### The request
Leave the pictures out and retype the lines from the beginning through the line with "color=transparent!100, bottom color=transparent!0]", both ends included.

======

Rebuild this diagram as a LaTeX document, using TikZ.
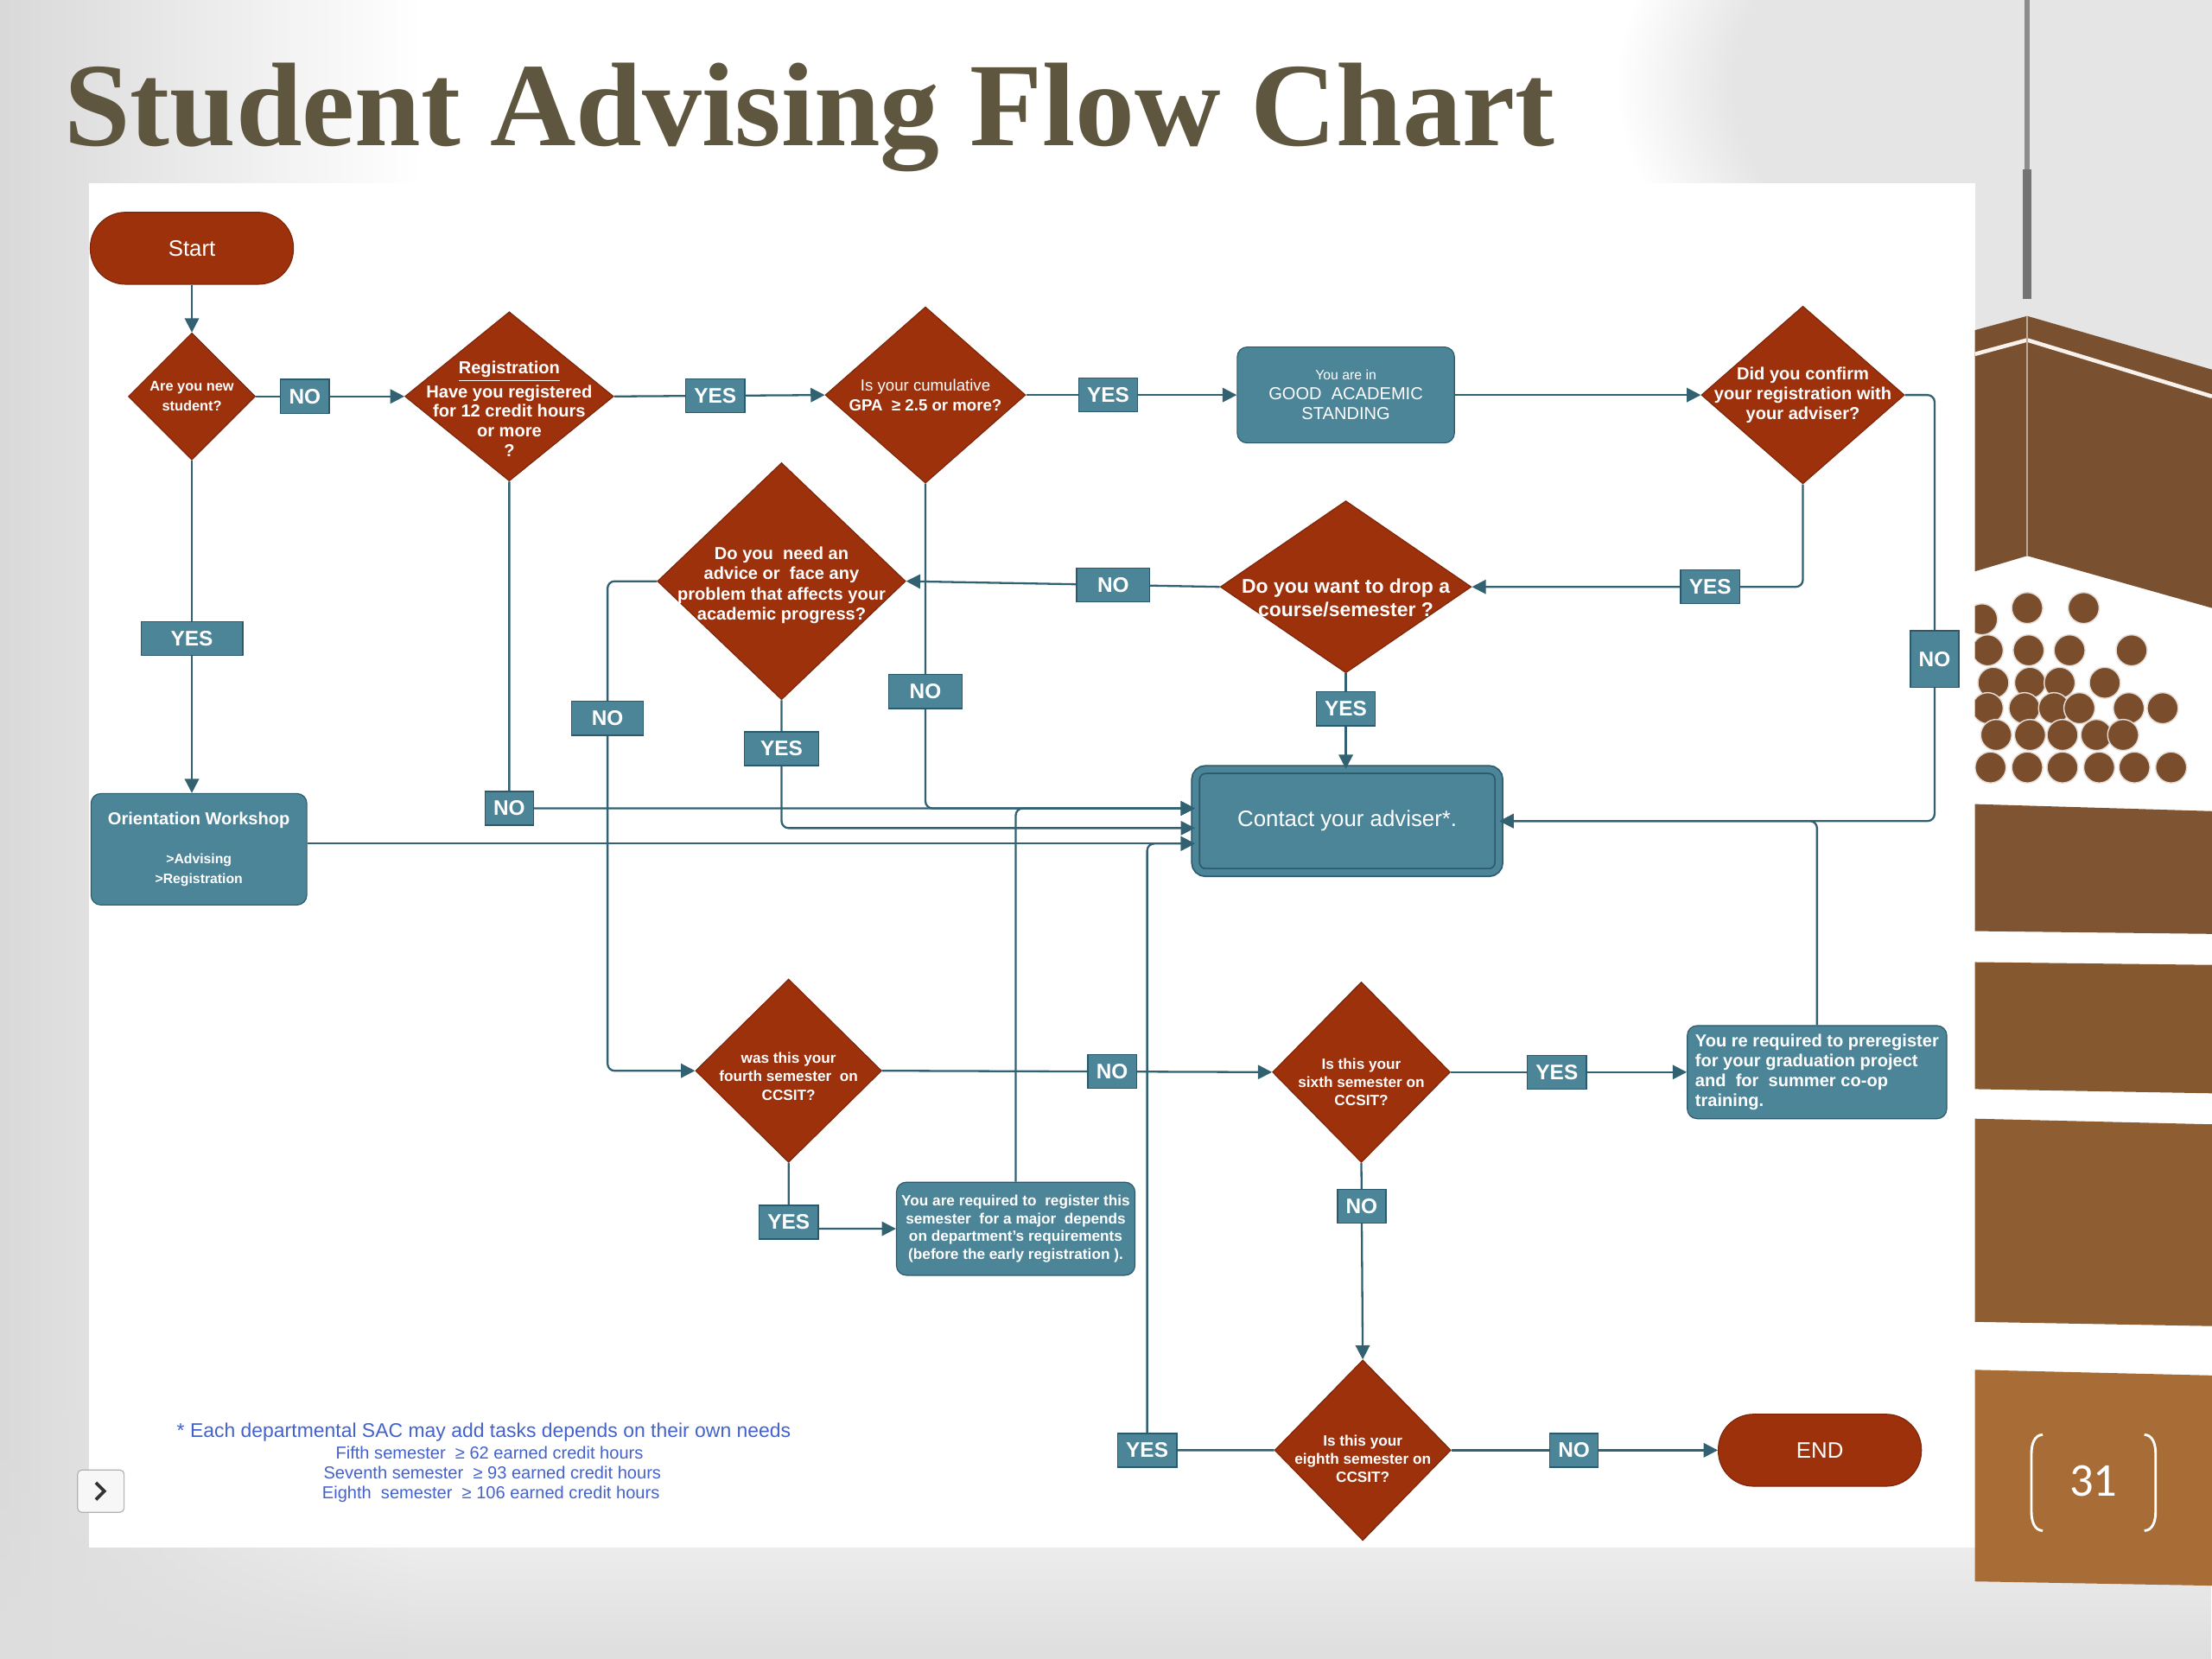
\documentclass[tikz,border=0pt]{standalone}
\usepackage{fontspec}
\setmainfont{Liberation Sans}
\newfontfamily\titlefont{Liberation Serif}
\newfontfamily\pagefont{Carlito}
\usetikzlibrary{arrows.meta,shapes.geometric,fadings}
\definecolor{rust}{RGB}{156,49,12}
\definecolor{rustdark}{RGB}{125,38,10}
\definecolor{tealfill}{RGB}{76,132,152}
\definecolor{tealdark}{RGB}{42,90,108}
\definecolor{flowline}{RGB}{50,98,114}
\definecolor{titlecol}{RGB}{94,86,62}
\definecolor{footblue}{RGB}{68,98,204}
\definecolor{bandA}{RGB}{121,80,48}
\definecolor{bandB}{RGB}{126,84,50}
\definecolor{bandC}{RGB}{133,88,48}
\definecolor{bandD}{RGB}{142,93,49}
\definecolor{bandE}{RGB}{168,108,54}
\definecolor{bead}{RGB}{122,78,44}
\tikzfading[name=fadeUp, top color=transparent!100, bottom color=transparent!0]

\begin{document}
\begin{tikzpicture}[x=0.02cm,y=-0.02cm,
	mydiamond/.style 2 args={
		diamond,
		draw=rustdark,
		fill=rust,
		minimum width=#1,
		minimum height=#2,
		inner sep=0pt},
	dtext/.style={
		text=white,
		align=center,
		inner sep=0pt,
		font=\bfseries\fontsize{7}{8}\selectfont},
	mybox/.style={
		rectangle,
		rounded corners=0.14cm,
		draw=tealdark,
		fill=tealfill,
		text=white,
		align=center,
		inner sep=2pt},
	myterm/.style={
		rectangle,
		rounded corners=0.5cm,
		draw=rustdark,
		fill=rust,
		text=white,
		minimum width=2.88cm,
		minimum height=1.02cm,
		font=\fontsize{9}{10}\selectfont},
	mylabel/.style={
		rectangle,
		sharp corners,
		line width=0.5pt,
		draw=tealdark,
		fill=tealfill,
		text=white,
		inner xsep=0.12cm,
		inner ysep=0pt,
		minimum height=0.48cm,
		font=\bfseries\fontsize{8.5}{9}\selectfont},
	foot/.style={text=footblue, inner sep=0pt, font=\fontsize{7}{8}\selectfont},
	myarrow/.style={
		draw=flowline,
		line width=0.8pt,
		rounded corners=0.1cm,
		-{Triangle[length=0.2cm,width=0.2cm]}}
	]
	\useasboundingbox (0,0) rectangle (1568,1176);
	
	% slide background
	\fill[white] (0,0) rectangle (1568,1176);
	\shade[left color=black!15, right color=white] (0,0) rectangle (300,1176);
	\fill[black!10, path fading=circle with fuzzy edge 20 percent] (1568,60) ellipse [x radius=420, y radius=240];
	\fill[black!13, path fading=fadeUp] (0,1000) rectangle (1568,1176);
	\fill[white] (63,130) rectangle (1400,1097);
	
	% right hand decoration
	\begin{scope}
		\clip (1400,0) rectangle (1568,1176);
		\draw[black!45, line width=2pt] (1437,0) -- (1437,212);
		\draw[black!55, line width=3.5pt] (1437,120) -- (1437,212);
		\fill[bandA] (1400,234) -- (1437,224) -- (1568,262) -- (1568,431) -- (1437,394) -- (1400,405) -- cycle;
		\draw[white!90!brown, line width=1.6pt] (1400,251) -- (1437,241) -- (1568,281);
		\draw[bandA!50!white, line width=0.8pt] (1437,224) -- (1437,394);
		\foreach \cx/\cy in {1437/431,1477/431,1405/439,
			1409/461,1438/461,1467/461,1511/461,
			1413/484,1439/484,1460/484,1492/484,
			1409/502,1435/502,1456/502,1474/502,1509/502,1533/502,
			1415/521,1439/521,1462/521,1486/521,1505/521,
			1411/544,1437/544,1462/544,1488/544,1513/544,1539/544}
		\filldraw[fill=bead, draw=white!80!bead, line width=0.5pt] (\cx,\cy) circle[radius=11];
		\fill[bandB] (1400,570) -- (1568,575) -- (1568,662) -- (1400,660) -- cycle;
		\fill[bandC] (1400,682) -- (1568,684) -- (1568,775) -- (1400,772) -- cycle;
		\fill[bandD] (1400,793) -- (1568,797) -- (1568,940) -- (1400,937) -- cycle;
		\fill[bandE] (1400,971) -- (1568,975) -- (1568,1124) -- (1400,1121) -- cycle;
		\draw[white, line width=1pt] (1448,1017) to[out=180,in=90] (1440,1030) -- (1440,1072) to[out=-90,in=180] (1448,1085);
		\draw[white, line width=1pt] (1520,1017) to[out=0,in=90] (1528,1030) -- (1528,1072) to[out=-90,in=0] (1520,1085);
	\end{scope}
	\node[text=white, inner sep=0pt, font=\pagefont\fontsize{19}{20}\selectfont] (page) at (1484,1050) {31};
	
	% slide control
	\draw[black!30, fill=black!3, rounded corners=0.06cm] (55,1042) rectangle (88,1072);
	\draw[black!80, line width=1.3pt] (68,1051) -- (74,1057) -- (68,1063);
	
	\node[anchor=base west, inner sep=0pt, text=titlecol, font=\titlefont\bfseries\fontsize{48}{50}\selectfont] (title) at (45,103) {Student Advising Flow Chart};
	
	% shapes
	\node[myterm] (tStart) at (136,176) {Start};
	\node[mydiamond={1.8cm}{1.8cm}, label={[dtext,font=\bfseries\fontsize{5.7}{8}\selectfont]center:Are you new\\student?}] (dNew) at (136,281) {};
	\node[mydiamond={2.96cm}{2.4cm}, label={[dtext,yshift=-0.18cm]center:\underline{Registration}\\Have you registered\\for 12 credit hours\\or more\\?}] (dReg) at (361,281) {};
	\node[mydiamond={2.84cm}{2.5cm}, label={[dtext,font=\bfseries\fontsize{6.5}{8}\selectfont]center:{\mdseries Is your cumulative}\\GPA \ ≥ 2.5 or more?}] (dGpa) at (656,280) {};
	\node[mybox, minimum width=3.08cm, minimum height=1.36cm, font=\fontsize{7}{8}\selectfont] (bGood) at (954,280) {{\fontsize{5.5}{8}\selectfont You are in}\\GOOD \ ACADEMIC\\STANDING};
	\node[mydiamond={2.88cm}{2.52cm}, label={[dtext]center:Did you confirm\\your registration with\\your adviser?}] (dConfirm) at (1278,280) {};
	\node[mydiamond={3.56cm}{2.44cm}, label={[dtext,yshift=-0.16cm,font=\bfseries\fontsize{8}{9.5}\selectfont]center:Do you want to drop a\\course/semester ?}] (dDrop) at (954,416) {};
	\node[mydiamond={3.52cm}{3.36cm}, label={[dtext,yshift=-0.06cm,font=\bfseries\fontsize{7}{8.2}\selectfont]center:Do you \ need an\\advice or \ face any\\problem that affects your\\academic progress?}] (dAdvice) at (554,412) {};
	\node[mybox, minimum width=4.3cm, minimum height=1.46cm, line width=0.6pt, double=tealfill, double distance=2.5pt, font=\fontsize{9}{10}\selectfont] (bContact) at (955,582) {Contact your adviser*.};
	\node[mybox, minimum width=3.06cm, minimum height=1.58cm, font=\bfseries\fontsize{7}{8}\selectfont] (bOrient) at (141,602) {Orientation Workshop\\[8pt]\fontsize{5.5}{7}\selectfont >Advising\\\fontsize{5.5}{7}\selectfont >Registration};
	\node[mydiamond={2.64cm}{2.6cm}, label={[dtext,yshift=-0.08cm,font=\bfseries\fontsize{6}{7.4}\selectfont]center:was this your\\fourth semester \ on\\CCSIT?}] (dFourth) at (559,759) {};
	\node[mybox, minimum width=3.36cm, minimum height=1.32cm, font=\bfseries\fontsize{6}{7.2}\selectfont] (bMajor) at (720,871) {You are required to \ register this\\semester \ for a major \ depends\\on department's requirements\\(before the early registration ).};
	\node[mydiamond={2.52cm}{2.56cm}, label={[dtext,yshift=-0.14cm,font=\bfseries\fontsize{6}{7.4}\selectfont]center:Is this your\\sixth semester on\\CCSIT?}] (dSixth) at (965,760) {};
	\node[mybox, minimum width=3.68cm, minimum height=1.32cm, align=left, inner xsep=0.06cm, font=\bfseries\fontsize{7}{8.1}\selectfont] (bGrad) at (1288,760) {You re required to preregister\\ for your graduation project\\and \ for \ summer co-op\\training.};
	\node[mydiamond={2.5cm}{2.56cm}, label={[dtext,yshift=-0.12cm,font=\bfseries\fontsize{6}{7.4}\selectfont]center:Is this your\\eighth semester on\\CCSIT?}] (dEighth) at (966,1028) {};
	\node[myterm] (tEnd) at (1290,1028) {END};
	
	% entry points on the left of the contact box
	\coordinate (inA) at ([yshift=0.18cm]bContact.west);
	\coordinate (inB) at ([yshift=-0.1cm]bContact.west);
	\coordinate (inC) at ([yshift=-0.32cm]bContact.west);
	
	% connectors
	\draw[myarrow] (tStart.south) -- (dNew.north);
	\draw[myarrow] (dNew.east) -- node[mylabel,pos=0.33]{NO} (dReg.west);
	\draw[myarrow] (dReg.east) -- node[mylabel,pos=0.48]{YES} (dGpa.west);
	\draw[myarrow] (dGpa.east) -- node[mylabel,pos=0.39]{YES} (bGood.west);
	\draw[myarrow] (bGood.east) -- (dConfirm.west);
	\draw[myarrow] (dConfirm.east) -- ++(21,0) |- node[mylabel,pos=0.31,minimum height=0.8cm]{NO} (bContact.east);
	\draw[myarrow] (dConfirm.south) |- node[mylabel,pos=0.64]{YES} (dDrop.east);
	\draw[myarrow] (dDrop.west) -- node[mylabel,pos=0.34,minimum width=1.04cm]{NO} (dAdvice.east);
	\draw[myarrow] (dDrop.south) -- node[mylabel,pos=0.37]{YES} (dDrop.south |- bContact.north);
	\draw[myarrow] (dAdvice.west) -- ++(-35,0) |- node[mylabel,pos=0.14,minimum width=1.02cm]{NO} (dFourth.west);
	\draw[myarrow] (dAdvice.south) |- node[mylabel,pos=0.19,minimum width=1.06cm]{YES} (inB);
	\draw[myarrow] (dGpa.south) |- node[mylabel,pos=0.32,minimum width=1.04cm]{NO} (inA);
	\draw[myarrow] (dReg.south) |- node[mylabel,pos=0.5]{NO} (inA);
	\draw[myarrow] (bMajor.north) |- (inA);
	\draw[myarrow] (dNew.south) -- node[mylabel,pos=0.536,minimum width=1.44cm]{YES} (dNew.south |- bOrient.north);
	\draw[myarrow] (bOrient.east |- inC) -- (inC);
	\draw[myarrow] (dEighth.west) -- node[mylabel,pos=1]{YES} ++(-90,0) |- (inC);
	\draw[myarrow] (dFourth.east) -- node[mylabel,pos=0.59]{NO} (dSixth.west);
	\draw[myarrow] (dFourth.south) |- node[mylabel,pos=0.45]{YES} (bMajor.west);
	\draw[myarrow] (dSixth.east) -- node[mylabel,pos=0.45]{YES} (bGrad.west);
	\draw[myarrow] (bGrad.north) |- (bContact.east);
	\draw[myarrow] (dSixth.south) -- node[mylabel,pos=0.22]{NO} (dEighth.north);
	\draw[myarrow] (dEighth.east) -- node[mylabel,pos=0.46]{NO} (tEnd.west);
	
	% footnote
	\node[foot, font=\fontsize{8}{9}\selectfont] (fnA) at (343,1015) {* Each departmental SAC may add tasks depends on their own needs};
	\node[foot] (fnB) at (347,1030) {Fifth semester \ ≥ 62 earned credit hours};
	\node[foot] (fnC) at (349,1044) {Seventh semester \ ≥ 93 earned credit hours};
	\node[foot] (fnD) at (348,1059) {Eighth \ semester \ ≥ 106 earned credit hours};
	
\end{tikzpicture}
\end{document}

======

### Completed exercise
Rebuild this diagram as a LaTeX document, using TikZ.
\documentclass[tikz,border=0pt]{standalone}
\usepackage{fontspec}
\setmainfont{Liberation Sans}
\newfontfamily\titlefont{Liberation Serif}
\newfontfamily\pagefont{Carlito}
\usetikzlibrary{arrows.meta,shapes.geometric,fadings}
\definecolor{rust}{RGB}{156,49,12}
\definecolor{rustdark}{RGB}{125,38,10}
\definecolor{tealfill}{RGB}{76,132,152}
\definecolor{tealdark}{RGB}{42,90,108}
\definecolor{flowline}{RGB}{50,98,114}
\definecolor{titlecol}{RGB}{94,86,62}
\definecolor{footblue}{RGB}{68,98,204}
\definecolor{bandA}{RGB}{121,80,48}
\definecolor{bandB}{RGB}{126,84,50}
\definecolor{bandC}{RGB}{133,88,48}
\definecolor{bandD}{RGB}{142,93,49}
\definecolor{bandE}{RGB}{168,108,54}
\definecolor{bead}{RGB}{122,78,44}
\tikzfading[name=fadeUp, top color=transparent!100, bottom color=transparent!0]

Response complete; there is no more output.